Equity issuance falls to less than 50% of volume; interest in commodities builds momentum

By Emma Trincal

New York, April 13 - Issuance continued to decline last week compared to the prior week and the month before. Equity and stock deals continued their decline while investors rushed into commodities, according to preliminary data compiled by Prospect News.

Weaker volume

Agents sold $377 million in 59 deals during the week ended Friday, down 60% from the week before. Excluding exchange-traded notes, volume fell by 56% to $345 million from $784 million the week before.

Strong volume declines are part of the monthly issuance cycle, sources said. Last week, the first week of April, was no exception.

But compared to the first week of March, last week's volume excluding ETNs was down 27%, according to data compiled by Prospect News.

"It's been quiet for a few weeks now," a New York sellsider said. "It doesn't look like April is going to be worse than March. Both March and April are slow compared to February."

Fear factors

This sellsider attributed the slower pace to the crisis in Japan, Middle East unrest and possibly the uncertainty around monetary and fiscal policies in Europe and in the United States.

"Perhaps the odds of a government shutdown frightened investors last week too," he said.

"Taxes are coming up. It may explain last week's volume. It's always a possibility," said Brad Livingston, a distributor at Laidlaw & Co.'s Income Solutions Group, who added that he has not perceived a noticeable slowdown in activity.

He believes advisers and investors alike have not been overly influenced by global events.

"I haven't had a single conversation with advisers about Japan," he said.

Equity less than half

More intriguing for some was the decline of equity deals last week. As a percentage of ex-ETN volume, equity dropped to less than half, or 45.8%, of volume totaling $158 million. It was a big drop from the $473 million of equity deals priced the week before, which amounted to 60%.

In the previous months, equity has routinely represented at least two-thirds if not three-quarters of the volume.
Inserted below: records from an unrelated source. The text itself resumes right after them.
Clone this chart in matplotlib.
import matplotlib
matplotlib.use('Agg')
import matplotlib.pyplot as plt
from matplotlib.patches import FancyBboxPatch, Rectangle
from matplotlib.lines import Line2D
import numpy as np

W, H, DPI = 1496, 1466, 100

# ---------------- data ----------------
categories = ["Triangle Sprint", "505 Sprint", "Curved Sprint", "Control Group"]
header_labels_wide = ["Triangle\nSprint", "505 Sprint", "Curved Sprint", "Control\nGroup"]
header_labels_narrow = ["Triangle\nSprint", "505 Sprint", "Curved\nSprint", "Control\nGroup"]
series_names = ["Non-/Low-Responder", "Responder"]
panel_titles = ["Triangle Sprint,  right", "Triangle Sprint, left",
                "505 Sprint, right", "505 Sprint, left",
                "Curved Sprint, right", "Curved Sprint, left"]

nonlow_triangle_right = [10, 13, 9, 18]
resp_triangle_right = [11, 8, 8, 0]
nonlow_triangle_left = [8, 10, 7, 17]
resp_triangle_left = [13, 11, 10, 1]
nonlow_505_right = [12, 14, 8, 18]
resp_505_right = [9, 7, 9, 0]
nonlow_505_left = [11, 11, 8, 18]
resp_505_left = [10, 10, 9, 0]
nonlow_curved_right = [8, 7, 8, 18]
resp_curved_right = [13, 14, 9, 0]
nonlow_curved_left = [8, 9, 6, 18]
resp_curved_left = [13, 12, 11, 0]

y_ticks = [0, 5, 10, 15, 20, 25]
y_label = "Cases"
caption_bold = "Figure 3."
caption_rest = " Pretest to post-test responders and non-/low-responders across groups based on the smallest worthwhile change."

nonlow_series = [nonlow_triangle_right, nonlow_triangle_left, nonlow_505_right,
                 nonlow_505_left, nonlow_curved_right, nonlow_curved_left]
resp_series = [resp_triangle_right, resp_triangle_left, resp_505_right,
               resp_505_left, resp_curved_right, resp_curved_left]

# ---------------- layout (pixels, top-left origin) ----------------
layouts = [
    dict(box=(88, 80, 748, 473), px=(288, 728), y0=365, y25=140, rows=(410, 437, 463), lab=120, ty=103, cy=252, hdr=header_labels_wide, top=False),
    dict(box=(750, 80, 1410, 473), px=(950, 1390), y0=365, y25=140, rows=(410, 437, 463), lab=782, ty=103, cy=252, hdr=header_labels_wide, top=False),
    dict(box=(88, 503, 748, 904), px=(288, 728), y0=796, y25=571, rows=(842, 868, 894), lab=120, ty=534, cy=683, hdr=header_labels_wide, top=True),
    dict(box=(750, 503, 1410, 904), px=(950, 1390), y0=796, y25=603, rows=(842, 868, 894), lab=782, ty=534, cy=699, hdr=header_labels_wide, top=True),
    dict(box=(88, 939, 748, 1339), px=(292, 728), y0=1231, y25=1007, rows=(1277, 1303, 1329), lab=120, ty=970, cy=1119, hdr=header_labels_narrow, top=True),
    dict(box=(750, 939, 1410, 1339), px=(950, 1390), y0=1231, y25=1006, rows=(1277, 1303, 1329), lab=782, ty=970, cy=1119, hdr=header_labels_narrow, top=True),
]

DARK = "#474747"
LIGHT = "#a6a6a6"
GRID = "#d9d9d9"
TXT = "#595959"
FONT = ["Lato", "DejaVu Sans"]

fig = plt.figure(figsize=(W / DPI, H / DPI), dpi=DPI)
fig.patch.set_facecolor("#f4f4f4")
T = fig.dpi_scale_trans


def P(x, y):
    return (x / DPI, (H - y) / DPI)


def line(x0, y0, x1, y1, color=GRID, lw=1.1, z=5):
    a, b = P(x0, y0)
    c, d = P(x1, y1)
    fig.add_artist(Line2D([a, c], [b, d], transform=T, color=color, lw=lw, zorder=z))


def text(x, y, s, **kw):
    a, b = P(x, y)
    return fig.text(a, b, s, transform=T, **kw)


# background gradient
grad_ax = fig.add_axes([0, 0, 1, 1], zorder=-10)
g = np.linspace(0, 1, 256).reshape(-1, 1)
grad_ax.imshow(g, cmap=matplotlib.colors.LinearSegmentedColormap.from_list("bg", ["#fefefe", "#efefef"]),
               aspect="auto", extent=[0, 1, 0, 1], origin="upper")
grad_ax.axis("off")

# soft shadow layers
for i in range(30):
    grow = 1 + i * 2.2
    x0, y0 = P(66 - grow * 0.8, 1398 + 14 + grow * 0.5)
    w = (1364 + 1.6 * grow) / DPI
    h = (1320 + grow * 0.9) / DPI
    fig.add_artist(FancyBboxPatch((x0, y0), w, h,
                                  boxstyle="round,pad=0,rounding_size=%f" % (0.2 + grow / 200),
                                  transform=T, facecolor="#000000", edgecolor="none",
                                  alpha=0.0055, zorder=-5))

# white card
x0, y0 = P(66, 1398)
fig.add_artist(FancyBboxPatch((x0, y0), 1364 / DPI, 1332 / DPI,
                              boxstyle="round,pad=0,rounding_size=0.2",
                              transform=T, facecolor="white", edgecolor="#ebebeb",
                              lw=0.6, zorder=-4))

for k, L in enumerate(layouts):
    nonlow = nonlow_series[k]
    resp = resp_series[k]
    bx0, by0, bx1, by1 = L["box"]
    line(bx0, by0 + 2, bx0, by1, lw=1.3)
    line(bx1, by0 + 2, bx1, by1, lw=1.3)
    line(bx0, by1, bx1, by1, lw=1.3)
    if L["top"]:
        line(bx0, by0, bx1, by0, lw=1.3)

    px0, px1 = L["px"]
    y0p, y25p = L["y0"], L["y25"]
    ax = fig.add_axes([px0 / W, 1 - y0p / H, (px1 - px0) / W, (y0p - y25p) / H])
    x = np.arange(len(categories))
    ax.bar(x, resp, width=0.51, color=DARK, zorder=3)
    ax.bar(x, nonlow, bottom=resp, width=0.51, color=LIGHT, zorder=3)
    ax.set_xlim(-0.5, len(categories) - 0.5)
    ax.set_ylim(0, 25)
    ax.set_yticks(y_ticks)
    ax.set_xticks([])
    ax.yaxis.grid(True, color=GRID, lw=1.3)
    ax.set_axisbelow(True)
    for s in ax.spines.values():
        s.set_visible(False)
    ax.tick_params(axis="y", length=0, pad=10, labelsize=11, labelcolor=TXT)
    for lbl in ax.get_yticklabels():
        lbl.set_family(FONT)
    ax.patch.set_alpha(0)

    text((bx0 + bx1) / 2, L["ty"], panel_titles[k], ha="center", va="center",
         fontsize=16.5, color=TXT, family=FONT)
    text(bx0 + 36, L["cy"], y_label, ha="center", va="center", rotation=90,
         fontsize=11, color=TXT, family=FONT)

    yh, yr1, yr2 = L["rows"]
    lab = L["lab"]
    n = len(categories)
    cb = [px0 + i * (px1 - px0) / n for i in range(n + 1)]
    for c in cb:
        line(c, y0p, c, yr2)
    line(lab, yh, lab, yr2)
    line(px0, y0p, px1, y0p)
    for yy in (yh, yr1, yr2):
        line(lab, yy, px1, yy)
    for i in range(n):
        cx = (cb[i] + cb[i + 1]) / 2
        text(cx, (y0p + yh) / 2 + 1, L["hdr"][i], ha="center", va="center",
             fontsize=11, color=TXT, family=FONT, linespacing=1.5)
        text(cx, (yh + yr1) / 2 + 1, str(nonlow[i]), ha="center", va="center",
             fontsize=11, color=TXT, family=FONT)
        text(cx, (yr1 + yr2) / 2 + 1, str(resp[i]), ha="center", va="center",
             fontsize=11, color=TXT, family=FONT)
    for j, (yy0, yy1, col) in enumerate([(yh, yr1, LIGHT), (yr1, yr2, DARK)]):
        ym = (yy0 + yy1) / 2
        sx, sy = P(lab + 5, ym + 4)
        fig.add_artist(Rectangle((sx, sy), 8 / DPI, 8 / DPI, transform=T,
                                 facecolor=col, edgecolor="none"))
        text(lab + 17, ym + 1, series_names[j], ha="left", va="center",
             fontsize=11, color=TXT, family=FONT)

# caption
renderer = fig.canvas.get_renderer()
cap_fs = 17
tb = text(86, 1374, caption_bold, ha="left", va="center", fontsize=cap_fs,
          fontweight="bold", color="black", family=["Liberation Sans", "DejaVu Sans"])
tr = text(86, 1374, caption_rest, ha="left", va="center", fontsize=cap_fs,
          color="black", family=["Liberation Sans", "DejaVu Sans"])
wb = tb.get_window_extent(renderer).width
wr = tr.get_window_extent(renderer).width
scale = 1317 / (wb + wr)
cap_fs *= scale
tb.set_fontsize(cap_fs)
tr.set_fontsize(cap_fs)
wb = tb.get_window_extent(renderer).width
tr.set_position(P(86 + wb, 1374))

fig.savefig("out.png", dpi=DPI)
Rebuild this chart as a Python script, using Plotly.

During certain weeks, it even peaked at 85% of the sales, according to data compiled by Prospect News.

For the latest week, stock deals fell the most. They declined to $67 million, or 20% of the total, from $308 million sold the previous week, which represented 40% of the total.

"If volatility pulled back, that may have impacted the pricing on some equity deals," Livingston said, although he added, "I haven't heard any adviser say that they dramatically changed their allocation."

Commodities mania

In comparison, commodities pushed up to more than a third of the total volume at 35.6% from 8% the week before. Agents sold eight commodities deals totaling $123 million versus $66 million the prior week.

Since commodities are highly volatile, issuers may find it easier to price commodity notes in this market, said Livingston.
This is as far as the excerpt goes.